Thorburn does say, however, that she wishes to see more representation at the march.

“As far as I’m aware, there were only three trans women and two women of color involved in the organizing of the march.” In the future, she said, she’d like the march organizers to make more of an effort to reach out to marginalized communities.

“We did not hear any complaints directly,” said NEIC in a statement to The Rainbow Times.

Since Trump’s inauguration, NEIC has participated in most demonstrations in the New England area, including the 2017 Tax Day Protest and the 2018 Women’s March, among others.

But NEIC still refrained from wearing the “pussy hats” at the march. “We want to share the message that we are inclusive of non-binary people,” they said. “Three members of the team identify as non-binary.”

“We respect the right of individuals to wear whatever they want in public,” said NEIC, “even if we ourselves disagree with their clothing.”

Patricia Wright, one of the founding members of Indivisible Mystic Valley, a group of Mystic Valley–based activists and one of the participating organizations in this year’s march, thought the event was accepting.

“This … was probably one of the most transgender-positive Women’s Marches in the country,”  she said. “We had multiple transgender speakers, and we closed on a speech from Freedom for All Massachusetts,” a group working to prevent the repeal of the Mass. transgender non-discrimination laws this November.

“In the audience, I am sure there was some transphobia and racism,” she continued. “I have seen a number of virulently transphobic images from other marches.
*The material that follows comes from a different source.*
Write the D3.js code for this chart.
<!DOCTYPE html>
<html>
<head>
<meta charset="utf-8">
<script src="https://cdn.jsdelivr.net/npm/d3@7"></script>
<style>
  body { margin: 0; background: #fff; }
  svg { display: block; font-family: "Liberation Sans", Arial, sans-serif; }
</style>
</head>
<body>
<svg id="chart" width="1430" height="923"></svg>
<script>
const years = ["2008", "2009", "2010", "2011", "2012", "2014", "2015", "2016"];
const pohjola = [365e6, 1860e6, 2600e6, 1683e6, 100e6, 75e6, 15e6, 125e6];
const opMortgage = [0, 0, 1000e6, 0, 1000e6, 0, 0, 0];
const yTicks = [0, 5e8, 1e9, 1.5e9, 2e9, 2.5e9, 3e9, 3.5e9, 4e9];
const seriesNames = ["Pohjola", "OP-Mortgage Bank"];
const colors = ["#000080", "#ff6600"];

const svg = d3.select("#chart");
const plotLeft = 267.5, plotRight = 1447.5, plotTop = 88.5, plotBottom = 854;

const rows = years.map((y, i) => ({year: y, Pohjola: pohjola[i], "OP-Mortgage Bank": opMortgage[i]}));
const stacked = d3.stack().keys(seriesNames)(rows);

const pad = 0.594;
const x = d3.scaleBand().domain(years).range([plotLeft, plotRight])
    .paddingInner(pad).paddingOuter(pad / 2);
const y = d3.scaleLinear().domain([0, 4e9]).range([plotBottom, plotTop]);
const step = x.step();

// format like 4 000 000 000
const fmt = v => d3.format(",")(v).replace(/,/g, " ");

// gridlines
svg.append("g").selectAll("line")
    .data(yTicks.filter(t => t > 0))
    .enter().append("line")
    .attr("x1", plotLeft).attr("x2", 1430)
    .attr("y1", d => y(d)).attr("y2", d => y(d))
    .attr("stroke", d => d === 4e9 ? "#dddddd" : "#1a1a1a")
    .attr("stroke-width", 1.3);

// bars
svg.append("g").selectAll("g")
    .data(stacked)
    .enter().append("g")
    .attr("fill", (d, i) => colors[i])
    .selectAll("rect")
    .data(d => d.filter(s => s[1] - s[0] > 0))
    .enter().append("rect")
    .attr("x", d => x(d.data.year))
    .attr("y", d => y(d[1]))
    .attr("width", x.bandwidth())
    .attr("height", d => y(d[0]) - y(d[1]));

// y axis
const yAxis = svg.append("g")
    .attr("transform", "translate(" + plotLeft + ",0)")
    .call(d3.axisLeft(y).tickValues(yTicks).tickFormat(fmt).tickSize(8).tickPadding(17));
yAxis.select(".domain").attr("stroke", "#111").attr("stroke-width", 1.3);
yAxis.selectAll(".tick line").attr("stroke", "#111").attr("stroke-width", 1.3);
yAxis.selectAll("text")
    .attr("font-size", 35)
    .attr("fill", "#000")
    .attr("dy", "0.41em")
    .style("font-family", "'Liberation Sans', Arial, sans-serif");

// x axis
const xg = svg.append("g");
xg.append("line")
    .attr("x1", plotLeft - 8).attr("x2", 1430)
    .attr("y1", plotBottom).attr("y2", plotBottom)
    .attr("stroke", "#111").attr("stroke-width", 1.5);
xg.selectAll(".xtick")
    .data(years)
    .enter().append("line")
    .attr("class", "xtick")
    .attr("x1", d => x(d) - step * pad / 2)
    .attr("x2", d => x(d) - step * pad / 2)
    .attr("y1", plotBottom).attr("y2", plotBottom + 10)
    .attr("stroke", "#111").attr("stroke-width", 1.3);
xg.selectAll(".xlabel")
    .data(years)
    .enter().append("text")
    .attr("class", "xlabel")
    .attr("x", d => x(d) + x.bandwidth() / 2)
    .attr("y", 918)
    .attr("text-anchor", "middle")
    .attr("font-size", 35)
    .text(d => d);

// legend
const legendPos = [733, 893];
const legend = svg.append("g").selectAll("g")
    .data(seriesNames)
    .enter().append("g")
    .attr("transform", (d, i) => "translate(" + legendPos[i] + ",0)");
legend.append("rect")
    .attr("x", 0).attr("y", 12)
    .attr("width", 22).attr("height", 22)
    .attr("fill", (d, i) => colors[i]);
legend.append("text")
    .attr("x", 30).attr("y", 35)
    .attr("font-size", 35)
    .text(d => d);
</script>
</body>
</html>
It would be … unsurprising for there to have been such pockets here in Boston.”

These issues didn’t seem to persist at the Connecticut Women’s March in Hartford.
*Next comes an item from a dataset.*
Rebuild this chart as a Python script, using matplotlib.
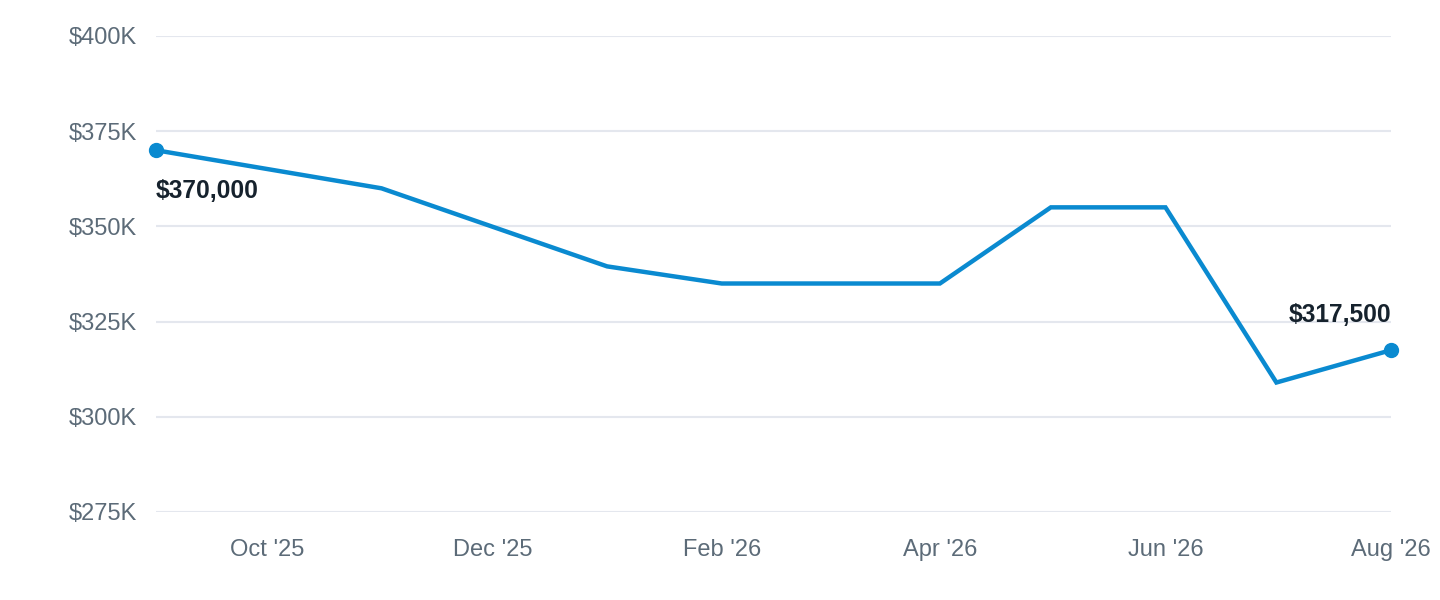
import numpy as np
import matplotlib
matplotlib.use("Agg")
import matplotlib.pyplot as plt
import matplotlib.dates as mdates
from datetime import date

plt.rcParams['font.family'] = ['Liberation Sans', 'DejaVu Sans']

# Data
months = [date(2025, 9, 1), date(2025, 11, 1), date(2026, 1, 1), date(2026, 2, 1),
          date(2026, 4, 1), date(2026, 5, 1), date(2026, 6, 1), date(2026, 7, 1),
          date(2026, 8, 1)]
prices = [370000, 360000, 339500, 335000, 335000, 355000, 355000, 309000, 317500]

tick_dates = [date(2025, 10, 1), date(2025, 12, 1), date(2026, 2, 1),
              date(2026, 4, 1), date(2026, 6, 1), date(2026, 8, 1)]
tick_labels = ["Oct '25", "Dec '25", "Feb '26", "Apr '26", "Jun '26", "Aug '26"]
y_ticks = [275000, 300000, 325000, 350000, 375000, 400000]

line_col = '#0a8ad0'
grid_col = '#e4e7ee'
tick_col = '#5c6b78'
label_col = '#16222d'

fig = plt.figure(figsize=(14.4, 6), dpi=100)
ax = fig.add_axes([0.1083, 0.1467, 0.8577, 0.7933])

x = mdates.date2num(months)
ax.plot(x, prices, color=line_col, lw=3.2, solid_joinstyle='miter', zorder=3)
ax.plot([x[0], x[-1]], [prices[0], prices[-1]], 'o', color=line_col, ms=10,
        zorder=4, clip_on=False)

# end labels
ax.annotate(f"${prices[0]:,}", (x[0], prices[0]), xytext=(0, -29),
            textcoords='offset points', ha='left', va='center',
            fontsize=17.7, fontweight='bold', color=label_col)
ax.annotate(f"${prices[-1]:,}", (x[-1], prices[-1]), xytext=(0, 25.5),
            textcoords='offset points', ha='right', va='center',
            fontsize=17.7, fontweight='bold', color=label_col)

ax.set_xlim(x[0], x[-1])
ax.set_ylim(y_ticks[0], y_ticks[-1])
ax.set_xticks(mdates.date2num(tick_dates))
ax.set_xticklabels(tick_labels)
ax.set_yticks(y_ticks)
ax.set_yticklabels([f"${v // 1000}K" for v in y_ticks])

ax.grid(axis='y', color=grid_col, lw=1.5)
ax.set_axisbelow(True)
for s in ax.spines.values():
    s.set_visible(False)
ax.tick_params(axis='both', length=0, labelsize=17, colors=tick_col)
ax.tick_params(axis='y', pad=14)
ax.tick_params(axis='x', pad=19.5)

fig.savefig('out.png', dpi=100, facecolor='white')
“One of the reasons it didn’t happen here in Connecticut may have been the conscious decision to include people like me and Evelyn Mantilla, the first openly bisexual congressperson in [the state],” said Cassandra Martineau, a transgender woman and one of the leaders of the Connecticut Women’s March.

She attended the national march last year and, after learning about issues of transphobia and racism at marches across the U.S., worked to prevent such instances in Connecticut.

“The real inclusion of [LGBTQ] people in leadership positions, in agenda-setting, in speaker time, all matter,” she said. “Nothing about us without us—and what could be more about our population than a quest for equality and human rights?”

The best way to combat this issue is, to many, simply spreading the word.

“It’s just ignorance,” said McGuinness of the lack of awareness about transphobia and racism. “Educating people on what it means to generalize and what being intersectional means.”

“Explaining the problematic nature” of the racist, transphobic imagery, Wright added.

To “reach out to trans women, women of color, and other underrepresented groups from the beginning and actively involve them in the planning of the March,” said Thorburn of NEIC.

Lewitt took a more radical approach in his contention about addressing racism and transphobia.

“Stop inviting the police,” they said. “Stop having predominantly white organizing. Make critiques of capitalism and racism integral and indivisible from your events. And stop honoring racist people like Barbara Bush. If you aren’t fighting for black women or trans women … [and] against cisnormativity and heteronormativity, you can’t claim to fight for women.”